Business profits will be calculated for the tax year
From April 6 2024, business profits will be calculated for the tax year, rather than for the “period of account” ending at other points in the tax year, which may affect the amount of tax you’ll owe when you next file a return.
Ms Register said: “If your accounting date is not April 5, you are impacted by this change. The current tax year – ending April 5 2024 – is the transitional year, which may result in increased tax liabilities in this year.
“In order to best manage your cashflow, you may wish to complete your 2023-24 tax return well in advance of the Jan 31 2025 deadline to be able to plan for this.”
Changes to National Insurance
Another change due to kick in from April 6 2024 is a reduction in National Insurance contribution (NIC) rates for the self-employed.
Ms Register said: “Class 2 NIC at £3.45 a week is abolished, but those with profits above £6,725 will continue to receive access to contributory benefits including the state pension.

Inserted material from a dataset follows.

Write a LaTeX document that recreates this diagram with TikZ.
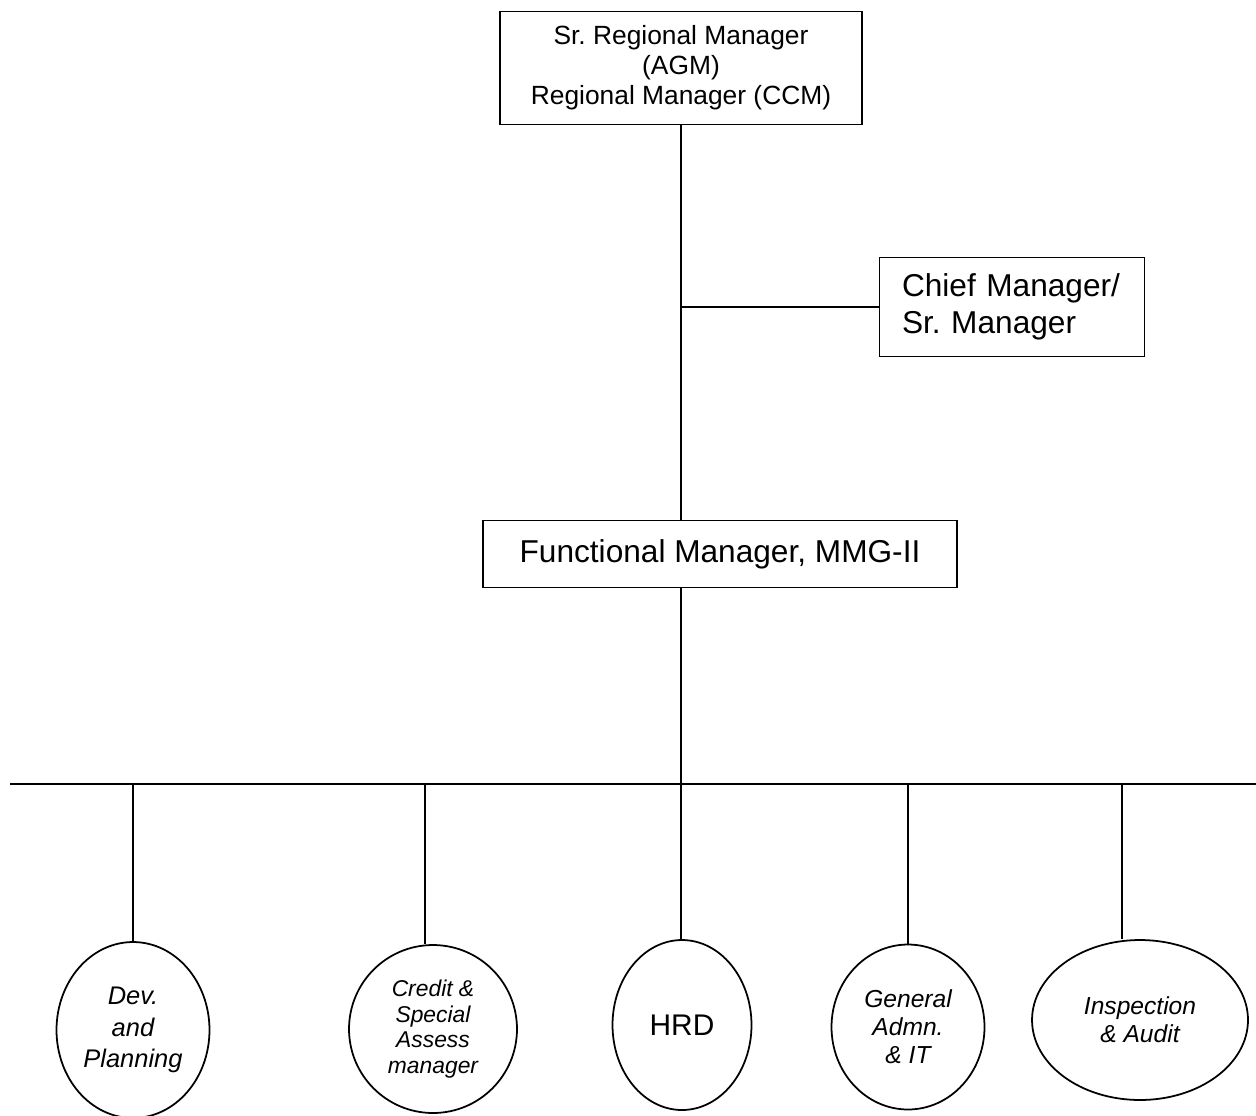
\documentclass[tikz,border=0pt]{standalone}
\usepackage{fontspec}
\setmainfont{Liberation Sans}
\usetikzlibrary{shapes.geometric,positioning}
\frenchspacing

\begin{document}
\begin{tikzpicture}[x=0.02cm,y=-0.02cm,line width=1pt]
  \tikzstyle{post}=[rectangle,draw=black,text=black,align=center,inner sep=0pt,line width=1pt]
  \tikzstyle{unit}=[ellipse,draw=black,text=black,align=center,inner sep=0pt,line width=1pt,
                    font=\itshape\fontsize{14}{17}\selectfont]
  \useasboundingbox (0,0) rectangle (1256,1115);

  \node[post,minimum width=7.24cm,minimum height=2.26cm,font=\fontsize{15}{17}\selectfont] (rm) at (681,68)
        {Sr. Regional Manager\\(AGM)\\Regional Manager (CCM)};
  \node[post,minimum width=5.3cm,minimum height=1.98cm,text width=4.4cm,align=left,
        font=\fontsize{18}{21}\selectfont] (cm) at (1012,307) {Chief Manager/\\Sr. Manager};
  \node[post,minimum width=9.48cm,minimum height=1.34cm,font=\fontsize{18}{21}\selectfont] (fm) at (720,554)
        {Functional Manager, MMG-II};

  \node[unit,minimum width=3.06cm,minimum height=3.52cm,font=\itshape\fontsize{14.5}{18}\selectfont] (dev) at (133,1030)
        {Dev.\\and\\Planning};
  \node[unit,minimum width=3.36cm,minimum height=3.36cm,font=\itshape\fontsize{13}{14.5}\selectfont] (credit) at (433,1029)
        {Credit \&\\Special\\Assess\\manager};
  \node[unit,minimum width=2.78cm,minimum height=3.4cm,font=\fontsize{17}{20}\selectfont] (hrd) at (682,1025) {HRD};
  \node[unit,minimum width=3.06cm,minimum height=3.3cm,font=\itshape\fontsize{14}{16}\selectfont] (gen) at (908,1027)
        {General\\Admn.\\\& IT};
  \node[unit,minimum width=4.32cm,minimum height=3.2cm,font=\itshape\fontsize{14}{16}\selectfont] (insp) at (1140,1020)
        {Inspection\\\& Audit};

  % bus line
  \coordinate (busL) at (10,784);
  \coordinate (busR) at (1256,784);
  \coordinate (b1) at (133,784);
  \coordinate (b2) at (425,784);
  \coordinate (b3) at (681,784);
  \coordinate (b4) at (908,784);
  \coordinate (b5) at (1122,784);

  \draw (rm.south) -- (rm.south |- fm.north);
  \draw (cm.west) -- (cm.west -| rm.south);
  \draw (rm.south |- fm.south) -- (b3);
  \draw (busL) -- (busR);
  \draw (b1) -- (b1 |- dev.north);
  \draw (b2) -- (b2 |- credit.north);
  \draw (b3) -- (b3 |- hrd.north);
  \draw (b4) -- (b4 |- gen.north);
  \draw (b5) -- (b5 |- insp.north);
\end{tikzpicture}
\end{document}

This will be an annual tax saving of just less than £180.”
“Those with profits under £6,725 will be able to continue to pay Class 2 NIC voluntarily to get access to contributory benefits, and the £3.45 weekly rate has been frozen for 2024-25.
Ms Register added: “The main rate of Class 4 NIC will also be reduced to 8pc (down from 9pc). This applies to profits between £12,570 and £50,270.
“Above this, the 2pc rate remains the same. So, if you are already paying Class 4 NIC, this represents a tax saving of £10 for every £1,000 of profit in the main Class 4 NIC band, up to a maximum of £377 per year.”
As the accounting period reform also takes effect from 6 April 2024, this will impact profits allocated to the 2024-25 tax year.